When Rokid announced that its Ai Glasses Style had reached worldwide availability, the headline number—more than 15,000 units sold—was less striking than what it suggests about the category itself. Consumer AI glasses have spent years hovering between concept and curiosity, but this milestone points to a product finding traction outside controlled showcases and tech-forward regions. It reflects growing comfort with AI as a visible, wearable presence rather than a background service.
The timing matters. After debuting at CES 2026, Rokid moved quickly into broad distribution across major online marketplaces in multiple regions, signaling a shift from experimentation to commercial execution. That transition is often where emerging hardware categories stall, as global supply chains, software compatibility, and user expectations collide. Clearing that hurdle suggests that AI eyewear is beginning to stabilize into something consumers can actually buy, wear, and keep using.
A key factor behind that adoption appears to be restraint rather than spectacle.

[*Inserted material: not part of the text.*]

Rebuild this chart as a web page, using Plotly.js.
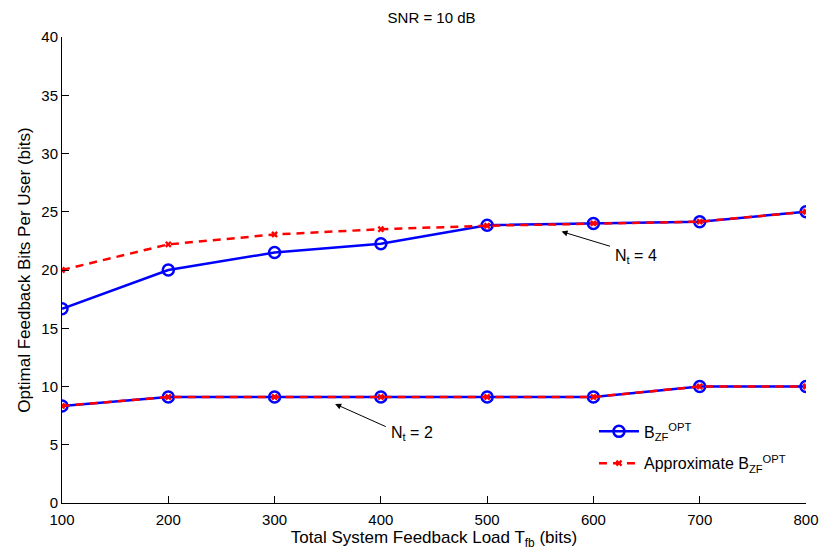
<!DOCTYPE html>
<html><head><meta charset="utf-8">
<script src="https://cdn.plot.ly/plotly-3.0.1.min.js"></script>
<style>body{margin:0;background:#fff}#c{width:822px;height:558px}</style>
</head><body><div id="c"></div>
<script>
const feedbackLoad = [100, 200, 300, 400, 500, 600, 700, 800];
const nt4Opt = [16.67, 20.0, 21.5, 22.25, 23.85, 24.0, 24.15, 25.0];
const nt4Approx = [20.0, 22.2, 23.05, 23.5, 23.8, 24.0, 24.15, 25.0];
const nt2Opt = [8.33, 9.1, 9.1, 9.1, 9.1, 9.1, 10.0, 10.0];
const nt2Approx = [8.33, 9.1, 9.1, 9.1, 9.1, 9.1, 10.0, 10.0];
const xTicks = [100, 200, 300, 400, 500, 600, 700, 800];
const yTicks = [0, 5, 10, 15, 20, 25, 30, 35, 40];

const blueLine = {color: '#0000ff', width: 2.5};
const blueMarker = {symbol: 'circle-open', size: 11, color: '#0000ff', line: {width: 2.5, color: '#0000ff'}};
const redLine = {color: '#ff0000', width: 2.5, dash: '8px,6px'};
const redMarker = {symbol: 'x', size: 6, color: '#ff0000', line: {width: 0}};

const traces = [
  {x: feedbackLoad, y: nt4Opt, mode: 'lines+markers', line: blueLine, marker: blueMarker, name: 'B<sub>ZF</sub><sup>OPT</sup>', legendgroup: 'a', showlegend: true},
  {x: feedbackLoad, y: nt4Approx, mode: 'lines+markers', line: redLine, marker: redMarker, name: 'Approximate B<sub>ZF</sub><sup>OPT</sup>', legendgroup: 'b', showlegend: true},
  {x: feedbackLoad, y: nt2Opt, mode: 'lines+markers', line: blueLine, marker: blueMarker, legendgroup: 'a', showlegend: false},
  {x: feedbackLoad, y: nt2Approx, mode: 'lines+markers', line: redLine, marker: redMarker, legendgroup: 'b', showlegend: false}
];

const font = {family: 'Liberation Sans, Arial, sans-serif', size: 15, color: '#000'};

const layout = {
  width: 822, height: 558,
  margin: {l: 62, r: 16, t: 37, b: 55},
  paper_bgcolor: '#fff', plot_bgcolor: '#fff',
  font: font,
  title: {text: 'SNR = 10 dB', x: 0.525, xanchor: 'center', y: 0.978, yanchor: 'top', font: {family: font.family, size: 15}},
  xaxis: {
    range: [100, 800], tickvals: xTicks, ticktext: xTicks.map(String),
    ticks: 'inside', ticklen: 7, tickcolor: '#000', showline: true, linecolor: '#000', linewidth: 1,
    showgrid: false, zeroline: false, mirror: false, ticklabelstandoff: 3,
    title: {text: 'Total System Feedback Load T<sub>fb</sub> (bits)', standoff: 2, font: {family: font.family, size: 17}}
  },
  yaxis: {
    range: [0, 40], tickvals: yTicks, ticktext: yTicks.map(String),
    ticks: 'inside', ticklen: 7, tickcolor: '#000', showline: true, linecolor: '#000', linewidth: 1,
    showgrid: false, zeroline: false, mirror: false,
    title: {text: 'Optimal Feedback Bits Per User (bits)', standoff: 6, font: {family: font.family, size: 17}}
  },
  legend: {x: 0.715, y: 0.19, xanchor: 'left', yanchor: 'top', traceorder: 'grouped', bgcolor: 'rgba(255,255,255,0)', font: {family: font.family, size: 16}, tracegroupgap: 8, itemwidth: 40},
  annotations: [
    {x: 570, y: 23.3, ax: 617, ay: 22.0, xref: 'x', yref: 'y', axref: 'x', ayref: 'y', showarrow: true, arrowhead: 2, arrowsize: 1.2, arrowwidth: 1, arrowcolor: '#000', text: ''},
    {x: 618, y: 21.2, xref: 'x', yref: 'y', text: 'N<sub>t</sub> = 4', showarrow: false, xanchor: 'left', font: {family: font.family, size: 16}},
    {x: 357, y: 8.5, ax: 406, ay: 6.5, xref: 'x', yref: 'y', axref: 'x', ayref: 'y', showarrow: true, arrowhead: 2, arrowsize: 1.2, arrowwidth: 1, arrowcolor: '#000', text: ''},
    {x: 408, y: 6.0, xref: 'x', yref: 'y', text: 'N<sub>t</sub> = 2', showarrow: false, xanchor: 'left', font: {family: font.family, size: 16}}
  ]
};

Plotly.newPlot('c', traces, layout, {displayModeBar: false, staticPlot: true});
</script></body></html>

Rokid Ai Glasses Style emphasizes lightweight construction and familiar form over futuristic aesthetics, positioning itself as eyewear first and technology second. In a space where novelty can overwhelm practicality, prioritizing comfort and everyday wearability lowers the psychological barrier to trying AI-enhanced devices in public settings.
Equally important is the focus on prescription support, a detail that has quietly limited earlier smart glasses efforts. By accommodating a wide range of vision correction needs and offering a global prescription service, Rokid acknowledges that eyewear is inherently personal and non-negotiable for many users. That practical consideration transforms AI glasses from an occasional gadget into something that can realistically replace, rather than compete with, standard frames.
The planned expansion into offline retail in Japan underscores another shift: AI eyewear is moving toward hands-on evaluation rather than impulse novelty. Physical retail allows for fitting, demonstration, and trust-building, all essential for devices worn on the face. Taken together, these steps suggest that AI glasses are edging closer to a role as a mainstream computing interface, not through bold claims, but through incremental alignment with how people already live and see the world.